Desktop is 1024 x 768 @ 60 Hz
Unable to find a supported OpenGL core profile
Failed to create valid graphics context: please ensure you meet the minimum requirements
E.g. OpenGL core profile 3.2 or later for OpenGL Core renderer
Vulkan detection: 0
No supported renderers found, exiting

(Filename:  Line: 634)

While running the Unity executable through the command line ($ /root/.ai2thor/releases/thor-201909061227-Linux64/thor-201909061227-Linux64 -screen-fullscreen 0 -screen-quality 4 -screen-width 300 -screen-height 300) gives output

Found path: /root/.ai2thor/releases/thor-201909061227-Linux64/thor-201909061227-Linux64
Mono path[0] = '/root/.ai2thor/releases/thor-201909061227-Linux64/thor-201909061227-Linux64_Data/Managed'
Mono config path = '/root/.ai2thor/releases/thor-201909061227-Linux64/thor-201909061227-Linux64_Data/Mono/etc'
Unable to preload the following plugins:
        ScreenSelector.so
Display 0 'Smart Cable': 1024x768 (primary device).
Logging to /root/.config/unity3d/Allen Institute for Artificial Intelligence/AI2-Thor/Player.log

and also crashes and /root/.config/unity3d/Allen Institute for Artificial Intelligence/AI2-Thor/Player.log contains

Desktop is 1024 x 768 @ 60 Hz
Unable to find a supported OpenGL core profile
Failed to create valid graphics context: please ensure you meet the minimum requirements
E.g. OpenGL core profile 3.2 or later for OpenGL Core renderer
Vulkan detection: 0
No supported renderers found, exiting

(Filename:  Line: 634)
ekolve commented 4 years ago

How did you start the docker container? Did you use the scripts/run.sh script from the ai2thor-docker repo? Do you have a running X11 server within the container? The example_agent.py will launch this in a separate thread. What model GPU are you running with?

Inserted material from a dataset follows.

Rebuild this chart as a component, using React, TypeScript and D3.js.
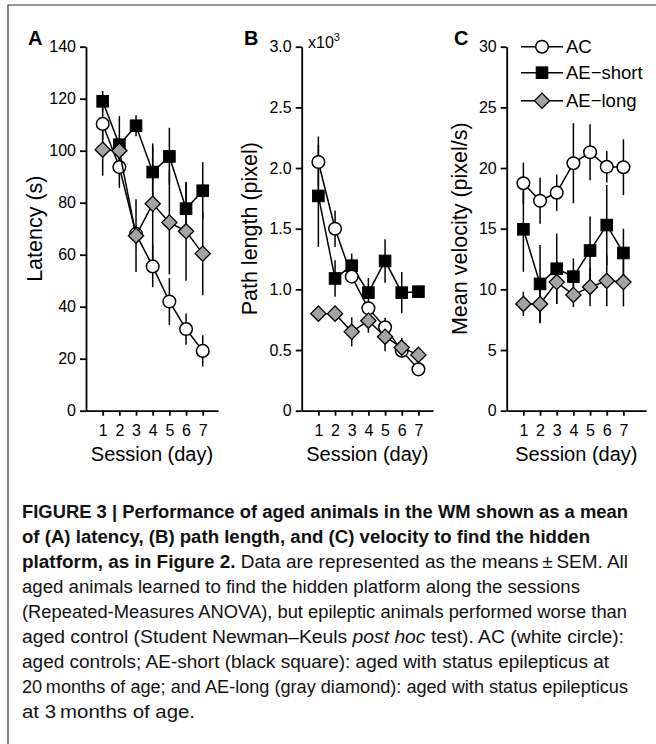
import React, { useEffect, useRef } from 'react';
import * as d3 from 'd3';

// sessions (day)
const sessions = [1, 2, 3, 4, 5, 6, 7];

// A: latency (s)
const latencyAC = [110.3, 93.7, 68, 55.5, 42, 31.4, 23];
const latencyACErr = [6, 8, 3, 8, 9, 6, 6];
const latencyShort = [119, 102.3, 109.6, 91.8, 97.8, 77.7, 84.6];
const latencyShortErr = [4, 11, 4, 11, 11, 10, 11];
const latencyLong = [100.4, 100, 67.3, 79.6, 72.4, 69, 60.4];
const latencyLongErr = [10, 4, 14, 22, 20, 19, 16];

// B: path length (x10^3 pixel)
const pathAC = [2.05, 1.5, 1.105, 0.844, 0.687, 0.495, 0.341];
const pathACErr = [0.21, 0.15, 0.05, 0.05, 0.08, 0.05, 0.04];
const pathShort = [1.77, 1.09, 1.195, 0.973, 1.234, 0.973, 0.981];
const pathShortErr = [0.42, 0.15, 0.1, 0.12, 0.18, 0.17, 0.02];
const pathLong = [0.8, 0.8, 0.65, 0.742, 0.61, 0.52, 0.46];
const pathLongErr = [0.03, 0.03, 0.12, 0.1, 0.12, 0.08, 0.05];

// C: mean velocity (pixel/s)
const velAC = [18.75, 17.3, 17.97, 20.4, 21.3, 20.1, 20.07];
const velACErr = [1.7, 1.9, 1.5, 3.3, 2.3, 1.3, 2.3];
const velShort = [14.95, 10.45, 11.7, 11.05, 13.2, 15.3, 13.0];
const velShortErr = [3.5, 3.2, 2.9, 1.5, 2.8, 3.3, 2.0];
const velLong = [8.8, 8.8, 10.6, 9.54, 10.2, 10.7, 10.6];
const velLongErr = [1.0, 1.6, 1.8, 1.0, 1.6, 2.1, 2.0];

const latencyTicks = [0, 20, 40, 60, 80, 100, 120, 140];
const pathTicks = [0, 0.5, 1.0, 1.5, 2.0, 2.5, 3.0];
const velTicks = [0, 5, 10, 15, 20, 25, 30];

const legendNames = ['AC', 'AE\u2212short', 'AE\u2212long'];

const captionLines = [
  [{ t: 'FIGURE 3 | Performance of aged animals in the WM shown as a mean', w: 'bold' }],
  [{ t: 'of (A) latency, (B) path length, and (C) velocity to find the hidden', w: 'bold' }],
  [{ t: 'platform, as in Figure 2.', w: 'bold' }, { t: ' Data are represented as the means\u2009\u00b1\u2009SEM. All' }],
  [{ t: 'aged animals learned to find the hidden platform along the sessions' }],
  [{ t: '(Repeated-Measures ANOVA), but epileptic animals performed worse than' }],
  [{ t: 'aged control (Student Newman\u2013Keuls ' }, { t: 'post hoc', i: true }, { t: ' test). AC (white circle):' }],
  [{ t: 'aged controls; AE-short (black square): aged with status epilepticus at' }],
  [{ t: '20\u2009months of age; and AE-long (gray diamond): aged with status epilepticus' }],
  [{ t: 'at 3\u2009months of age.' }],
];
const captionEnds = [628, 590, 628, 580, 627, 624, 609, 628, 195];

const FONT = '"Liberation Sans", Arial, Helvetica, sans-serif';
const GRAY = '#a3a3a3';

function drawMarker(g, kind, cx, cy) {
  if (kind === 'circle') {
    g.append('circle').attr('cx', cx).attr('cy', cy).attr('r', 6.3)
      .attr('fill', '#fff').attr('stroke', '#000').attr('stroke-width', 1.5);
  } else if (kind === 'square') {
    g.append('rect').attr('x', cx - 5.8).attr('y', cy - 5.8).attr('width', 11.6).attr('height', 11.6)
      .attr('fill', '#000').attr('stroke', '#000').attr('stroke-width', 1);
  } else {
    const d = 7.6;
    g.append('path').attr('d', `M${cx},${cy - d}L${cx + d},${cy}L${cx},${cy + d}L${cx - d},${cy}Z`)
      .attr('fill', GRAY).attr('stroke', '#000').attr('stroke-width', 1.3);
  }
}

function drawPanel(svg, cfg) {
  const top = 46.7;
  const bottom = 410.7;
  const y = d3.scaleLinear().domain([0, cfg.yMax]).range([bottom, top]);
  const x = d3.scaleLinear().domain([0, 8]).range([cfg.axisX, cfg.axisX + 133.4]);
  const xAxisScale = x.copy().domain([0, x.invert(cfg.xEnd)]).range([cfg.axisX, cfg.xEnd]);

  const g = svg.append('g');

  const ya = g.append('g')
    .attr('transform', `translate(${cfg.axisX},0)`)
    .call(d3.axisLeft(y).tickValues(cfg.ticks).tickSize(6).tickPadding(4).tickSizeOuter(0).tickFormat(cfg.fmt));
  ya.selectAll('text').attr('font-size', 16).attr('font-family', FONT).attr('fill', '#000');
  ya.selectAll('line,path').attr('stroke', '#000').attr('stroke-width', 1.8);

  const xa = g.append('g')
    .attr('transform', `translate(0,${bottom})`)
    .call(d3.axisBottom(xAxisScale).tickValues(sessions).tickSize(5).tickPadding(9).tickSizeOuter(0).tickFormat(d3.format('d')));
  xa.selectAll('text').attr('font-size', 16).attr('font-family', FONT).attr('fill', '#000');
  xa.selectAll('line,path').attr('stroke', '#000').attr('stroke-width', 1.8);

  g.append('text')
    .attr('transform', `translate(${cfg.yLabelX},${(top + bottom) / 2}) rotate(-90)`)
    .attr('text-anchor', 'middle').attr('font-size', 21.5).attr('font-family', FONT)
    .text(cfg.yLabel);

  g.append('text')
    .attr('x', (cfg.axisX + cfg.xEnd) / 2).attr('y', 461)
    .attr('text-anchor', 'middle').attr('font-size', 20).attr('font-family', FONT)
    .text('Session (day)');

  g.append('text')
    .attr('x', cfg.letterX).attr('y', 45)
    .attr('font-size', 20).attr('font-weight', 'bold').attr('font-family', FONT)
    .text(cfg.letter);

  const line = d3.line().x((d, i) => x(sessions[i])).y(d => y(d));

  cfg.series.forEach(s => {
    const sg = g.append('g');
    s.values.forEach((v, i) => {
      sg.append('line')
        .attr('x1', x(sessions[i])).attr('x2', x(sessions[i]))
        .attr('y1', y(v - s.err[i])).attr('y2', y(v + s.err[i]))
        .attr('stroke', '#000').attr('stroke-width', 1.5);
    });
  });
  cfg.series.forEach(s => {
    const sg = g.append('g');
    sg.append('path').datum(s.values)
      .attr('d', line).attr('fill', 'none').attr('stroke', '#000').attr('stroke-width', 1.5);
    s.values.forEach((v, i) => drawMarker(sg, s.kind, x(sessions[i]), y(v)));
  });
  return g;
}

const App = () => {
  const ref = useRef(null);

  useEffect(() => {
    const svg = d3.select(ref.current);
    svg.selectAll('*').remove();

    // frame
    svg.append('path').attr('d', 'M656,5H8V744').attr('fill', 'none')
      .attr('stroke', '#333').attr('stroke-width', 1.2);

    drawPanel(svg, {
      axisX: 86, xEnd: 218, yMax: 140, ticks: latencyTicks, fmt: d3.format('d'),
      yLabel: 'Latency (s)', yLabelX: 42, letter: 'A', letterX: 28,
      series: [
        { kind: 'square', values: latencyShort, err: latencyShortErr },
        { kind: 'circle', values: latencyAC, err: latencyACErr },
        { kind: 'diamond', values: latencyLong, err: latencyLongErr },
      ],
    });

    const b = drawPanel(svg, {
      axisX: 301.7, xEnd: 433, yMax: 3.0, ticks: pathTicks, fmt: d => (d === 0 ? '0' : d3.format('.1f')(d)),
      yLabel: 'Path length (pixel)', yLabelX: 257, letter: 'B', letterX: 244,
      series: [
        { kind: 'square', values: pathShort, err: pathShortErr },
        { kind: 'circle', values: pathAC, err: pathACErr },
        { kind: 'diamond', values: pathLong, err: pathLongErr },
      ],
    });
    const mult = b.append('text').attr('x', 308).attr('y', 48).attr('font-size', 16).attr('font-family', FONT);
    mult.append('tspan').text('x10');
    mult.append('tspan').attr('dy', -7).attr('font-size', 11).text('3');

    const c = drawPanel(svg, {
      axisX: 506.7, xEnd: 646, yMax: 30, ticks: velTicks, fmt: d3.format('d'),
      yLabel: 'Mean velocity (pixel/s)', yLabelX: 467, letter: 'C', letterX: 454,
      series: [
        { kind: 'square', values: velShort, err: velShortErr },
        { kind: 'circle', values: velAC, err: velACErr },
        { kind: 'diamond', values: velLong, err: velLongErr },
      ],
    });

    // legend
    const kinds = ['circle', 'square', 'diamond'];
    const ly = [46.7, 72.7, 100.7];
    legendNames.forEach((name, i) => {
      const lg = c.append('g');
      lg.append('line').attr('x1', 521).attr('x2', 563).attr('y1', ly[i]).attr('y2', ly[i])
        .attr('stroke', '#000').attr('stroke-width', 1.5);
      drawMarker(lg, kinds[i], 542, ly[i]);
      lg.append('text').attr('x', 566).attr('y', ly[i] + 6.5)
        .attr('font-size', 18.5).attr('font-family', FONT).text(name);
    });

    // caption
    captionLines.forEach((parts, i) => {
      const t = svg.append('text')
        .attr('x', 22).attr('y', 518 + i * 25)
        .attr('font-size', 17.5).attr('font-family', '"Liberation Sans Narrow", "Arial Narrow", ' + FONT)
        .attr('fill', '#111')
        .attr('textLength', captionEnds[i] - 22).attr('lengthAdjust', 'spacingAndGlyphs');
      parts.forEach(p => {
        t.append('tspan')
          .attr('font-weight', p.w || 'normal')
          .attr('font-style', p.i ? 'italic' : 'normal')
          .text(p.t);
      });
    });
  }, []);

  return (
    <svg ref={ref} width={656} height={744}
      style={{ position: 'absolute', left: 0, top: 0, background: '#fff' }} />
  );
};

export default App;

jzhanson commented 4 years ago

Thanks for the response.

How did you start the docker container? Did you use the scripts/run.sh script from the ai2thor-docker repo?

Yes, I was using a modified scripts/run.sh, the only differences being the addition of --shm-size 8G and running bash instead of python3 example_agent.py.

Do you have a running X11 server within the container? The example_agent.py will launch this in a separate thread.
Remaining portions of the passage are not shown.